Hi Mike,
here's a link to the tool Marcin mentioned:
https://github.com/rsennrich/subword-nmt
I haven't tried it on phrase-based MT myself, but feel free to give it a
try.
You could also try other unsupervised morpheme segmenters like
morfessor: https://github.com/aalto-speech/morfessor
I don't know if there's any segmentation methods specific for Cherokee.
best wishes,
Rico
On 01.02.2016 13:31, Marcin Junczys-Dowmunt wrote:
Hi Mike,
Maybe take a look at Rico's tool for handling unknown words in neural
machine translation.
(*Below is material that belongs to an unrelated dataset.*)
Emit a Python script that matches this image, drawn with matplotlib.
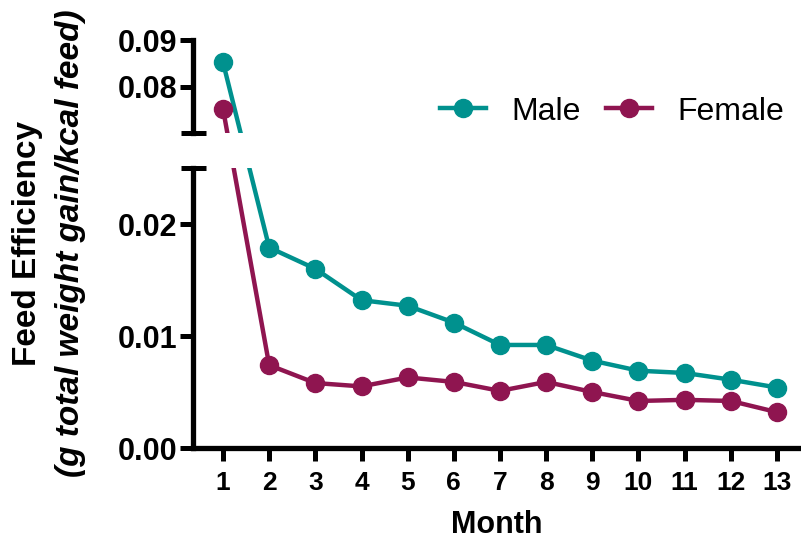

I have been playing around with that for
Russian-English and standard phrase-based SMT with some success. I am
just not sure if your small corpora will be enough to learn useful
segmentations though.
It's an unsupervised method for word segmentation. For Russian-English
I created a code dictionary of the 100,000 most-frequent segments per
language. Unseen tokens will get segmented. The segmentation is not
neccessarily similar to a linguisticly correct segmentation, though.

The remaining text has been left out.